Axar Patel, who was introduced as the fifth bowler after 12 overs, bowled 15 dots of his own, delivering four overs on the trot. His line was closer to the stumps, and relied on ensuring the lower order batters could not free his arms. When he did offer Parnell a bit of a slog, the batter could only find the fielder at deep midwicket.
However, Parnell’s 24 and Maharaj’s 35-ball 41 helped South Africa get into triple figures. Maharaj crunched Chahar in the 13th for a pulled six, and then got on top of Arshdeep in a 17-run over. Harshal, though, picked off Maharaj in a tidy 20th over to ensure India would be chasing at a run-rate of well under six.
SA seamers keep India honest
The chase was meant to be straightforward, but with a small target, Rahul had the liberty of playing out Rabada’s first over, a maiden. Rabada, though, attacked the stumps in his second over, and induced an edge off Rohit Sharma’s bat by getting the ball to come in and forcing the India captain to play at it. His caught-behind dismissal meant both captains on the night were out for ducks. Virat Kohli came out intending to attack Rabada, but after a miscued drive early on, he too reined his shot-making. From the other end, Parnell looked less dangerous, straying down the leg side in a search for swing, however, he did give Rahul a scare on two occasions inside the powerplay that tempted South Africa enough to take two unsuccessful lbw reviews.
With wickets key for any chance of a South Africa win, Rabada bowled a third over inside the powerplay, and continued to trouble Rahul with his assortment of deliveries that jag in and angle away. His three-over first spell for only six runs went a long way in India reaching only 17 for 1 after six overs, their lowest powerplay score ever in T20Is. Nortje came on just after the six-over mark, and his first delivery had Kohli looking to cut. But the extra bounce, and pace, got a thick edge, and de Kock was in action again. That brought Suryakumar in at No. 4.

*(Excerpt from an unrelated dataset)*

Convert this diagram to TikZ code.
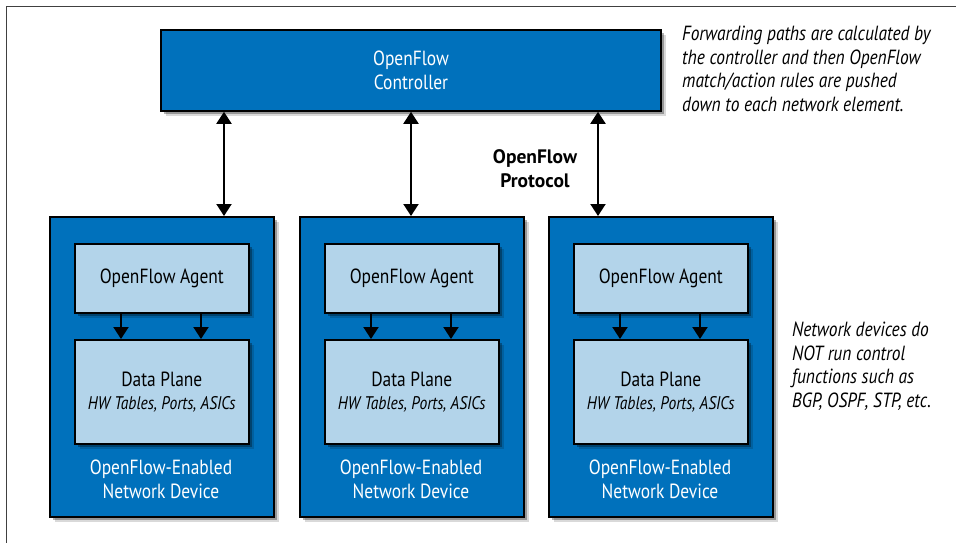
\documentclass[tikz,border=0pt]{standalone}
\usepackage{fontspec}
\setmainfont[FakeStretch=0.85]{PT Sans}
\newfontfamily\plainfont{PT Sans}
\usetikzlibrary{arrows.meta,shadows}
\definecolor{dblue}{HTML}{0071BC}
\definecolor{lblue}{HTML}{B3D4EA}
\tikzset{
  softshadow/.style={general shadow={shadow xshift=5pt, shadow yshift=-5pt, fill=black, opacity=0.15},
                     drop shadow={shadow xshift=3pt, shadow yshift=-3pt, fill=black, opacity=0.3}},
  darkbox/.style={draw=black, line width=1.6pt, fill=dblue, softshadow, inner sep=0pt},
  lightbox/.style={draw=black, line width=1.6pt, fill=lblue, softshadow, inner sep=0pt,
                   minimum width=174pt, align=center, text=black},
  devbox/.style={darkbox, minimum width=224pt, minimum height=300pt},
  agentbox/.style={lightbox, minimum height=69pt, font=\fontsize{20.5}{24}\selectfont},
  planebox/.style={lightbox, minimum height=104pt, font=\fontsize{20.5}{24}\selectfont},
  devlabel/.style={text=white, align=center, font=\fontsize{20.5}{24}\selectfont, inner sep=0pt},
  note/.style={align=left, anchor=north west, inner sep=0pt, font=\fontsize{20.5}{23.5}\selectfont\itshape},
  biarrow/.style={line width=2pt, {Triangle[width=15pt,length=12pt]}-{Triangle[width=15pt,length=12pt]}},
  downarrow/.style={line width=2pt, -{Triangle[width=15pt,length=12pt]}},
}
\begin{document}
\begin{tikzpicture}[x=1pt,y=-1pt]
\useasboundingbox (0,0) rectangle (956,543);
\fill[white] (0,0) rectangle (956,543);
\draw[black!75, line width=1pt] (6,560) -- (6,7) -- (970,7);

% controller
\node[darkbox, minimum width=500pt, minimum height=81pt, text=white, align=center,
      font=\fontsize{20.5}{24}\selectfont] (ctrl) at (411,70.5) {OpenFlow\\Controller};

% devices
\foreach \i/\x in {1/49,2/299,3/548}{
  \node[devbox, anchor=north west] (d\i) at (\x,216) {};
  \node[agentbox, anchor=north west] (a\i) at (\x+25,243) {OpenFlow Agent};
  \node[planebox, anchor=north west] (p\i) at (\x+25,339)
     {Data Plane\\[-1pt]{\fontsize{18.3}{22}\selectfont\itshape HW Tables, Ports, ASICs}};
  \node[devlabel] (l\i) at (\x+112,479) {OpenFlow-Enabled\\Network Device};
  \draw[downarrow] ([xshift=47pt]a\i.south west) -- ([xshift=47pt]p\i.north west);
  \draw[downarrow] ([xshift=127pt]a\i.south west) -- ([xshift=127pt]p\i.north west);
}

% controller-device arrows
\coordinate (c1) at (224,0);
\coordinate (c2) at (411,0);
\coordinate (c3) at (598,0);
\draw[biarrow] (ctrl.south -| c1) -- (d1.north -| c1);
\draw[biarrow] (ctrl.south -| c2) -- (d2.north -| c2);
\draw[biarrow] (ctrl.south -| c3) -- (d3.north -| c3);

\node[align=center, inner sep=0pt, font=\plainfont\fontsize{19.5}{24}\selectfont\bfseries] (proto) at (535,169) {OpenFlow\\Protocol};

\node[note] (n1) at (682,26) {Forwarding paths are calculated by\\the controller and then OpenFlow\\match/action rules are pushed\\down to each network element.};
\node[note] (n2) at (792,322) {Network devices do\\NOT run control\\functions such as\\BGP, OSPF, STP, etc.};
\end{tikzpicture}
\end{document}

Suryakumar attacks, Rahul gives support
As it has been customary with the newly-minted No. 2 batter in T20Is, Suryakumar decided to be aggressive from the start. After being hit on the body by Nortje’s first ball, he played the flick off his next two balls to score 12. The first six was fortuitous, with Nortje’s pace taking it for a six over deep third. The second one was more like Suryakumar, going into the stands beyond deep midwicket.
The introduction of the two spinners Tabraiz Shamsi and Maharaj meant smoother batting for the duo, especially Rahul. They milked the strike upto the 10th over, ensuring the required run-rate did not go over 6.50 even if the team’s scoring rate, in itself, wasn’t remarkable.

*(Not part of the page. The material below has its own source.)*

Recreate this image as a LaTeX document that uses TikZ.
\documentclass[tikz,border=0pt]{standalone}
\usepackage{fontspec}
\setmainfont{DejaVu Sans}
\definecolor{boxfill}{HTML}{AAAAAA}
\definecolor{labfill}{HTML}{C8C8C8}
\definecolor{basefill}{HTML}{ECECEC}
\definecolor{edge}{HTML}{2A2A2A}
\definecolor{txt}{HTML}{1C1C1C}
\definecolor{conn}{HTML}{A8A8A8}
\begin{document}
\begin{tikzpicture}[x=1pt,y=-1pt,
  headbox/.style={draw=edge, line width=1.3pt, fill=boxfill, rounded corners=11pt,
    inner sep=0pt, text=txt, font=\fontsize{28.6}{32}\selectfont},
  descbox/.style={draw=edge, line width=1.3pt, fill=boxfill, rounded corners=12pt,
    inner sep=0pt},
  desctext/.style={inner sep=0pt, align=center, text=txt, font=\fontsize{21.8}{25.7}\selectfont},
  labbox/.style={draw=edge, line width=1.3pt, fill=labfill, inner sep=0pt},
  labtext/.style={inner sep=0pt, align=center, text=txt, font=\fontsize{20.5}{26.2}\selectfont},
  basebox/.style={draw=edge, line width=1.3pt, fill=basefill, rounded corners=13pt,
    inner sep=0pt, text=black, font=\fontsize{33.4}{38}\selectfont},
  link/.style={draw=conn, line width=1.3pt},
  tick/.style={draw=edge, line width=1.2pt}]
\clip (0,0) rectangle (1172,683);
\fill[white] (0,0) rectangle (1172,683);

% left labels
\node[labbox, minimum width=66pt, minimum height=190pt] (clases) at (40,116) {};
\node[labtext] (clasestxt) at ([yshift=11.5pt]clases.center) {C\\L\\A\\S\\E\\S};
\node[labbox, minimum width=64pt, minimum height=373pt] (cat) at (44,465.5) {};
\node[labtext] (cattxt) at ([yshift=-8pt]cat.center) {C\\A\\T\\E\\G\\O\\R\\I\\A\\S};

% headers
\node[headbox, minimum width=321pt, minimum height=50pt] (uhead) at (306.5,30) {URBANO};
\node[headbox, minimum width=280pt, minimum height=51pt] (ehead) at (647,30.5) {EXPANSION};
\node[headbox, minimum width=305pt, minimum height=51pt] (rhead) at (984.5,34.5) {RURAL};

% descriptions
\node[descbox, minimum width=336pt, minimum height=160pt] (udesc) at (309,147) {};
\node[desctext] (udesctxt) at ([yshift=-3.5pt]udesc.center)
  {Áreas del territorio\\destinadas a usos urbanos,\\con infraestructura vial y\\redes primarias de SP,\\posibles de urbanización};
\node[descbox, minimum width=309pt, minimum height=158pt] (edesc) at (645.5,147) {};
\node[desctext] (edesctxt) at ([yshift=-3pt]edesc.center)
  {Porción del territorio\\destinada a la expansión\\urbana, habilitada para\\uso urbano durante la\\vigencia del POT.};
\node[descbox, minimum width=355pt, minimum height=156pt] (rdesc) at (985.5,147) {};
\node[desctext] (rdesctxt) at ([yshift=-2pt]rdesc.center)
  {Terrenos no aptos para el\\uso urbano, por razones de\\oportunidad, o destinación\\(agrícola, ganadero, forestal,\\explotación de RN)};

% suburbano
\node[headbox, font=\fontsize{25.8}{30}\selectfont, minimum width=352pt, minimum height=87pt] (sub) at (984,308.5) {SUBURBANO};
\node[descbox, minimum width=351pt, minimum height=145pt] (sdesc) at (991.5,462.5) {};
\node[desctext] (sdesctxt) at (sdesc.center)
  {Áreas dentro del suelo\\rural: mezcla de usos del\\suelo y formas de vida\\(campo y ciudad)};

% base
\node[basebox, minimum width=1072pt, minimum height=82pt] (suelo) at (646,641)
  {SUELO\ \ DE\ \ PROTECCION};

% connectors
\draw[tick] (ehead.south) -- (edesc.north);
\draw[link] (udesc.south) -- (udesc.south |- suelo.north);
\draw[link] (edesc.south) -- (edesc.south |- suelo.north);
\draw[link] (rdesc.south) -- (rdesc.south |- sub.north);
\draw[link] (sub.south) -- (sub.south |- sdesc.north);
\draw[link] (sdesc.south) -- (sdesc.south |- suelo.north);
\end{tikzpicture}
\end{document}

After drinks, Rahul smacked the occasionally wayward Nortje for six over long on, to move to 21 in 37 balls, and after that, he never looked out of sorts again. Both batters hit Shamsi and Maharaj for a six each – Rahul with a pull, Suryakumar with a shot over long off respectively – after which they thumped Nortje for an 11-run 15th over.
Rabada, perhaps kept a tad too late to bowl his final over, was thumped by Suryakumar for consecutive fours with the game nearly sealed. Suryakumar – who finished with a strike-rate of 151.51 – reached his fifty with only three runs to win, and Rahul reached his half-century with a swept six off Shamsi – also the winning runs – to finish on 51 in 56 balls.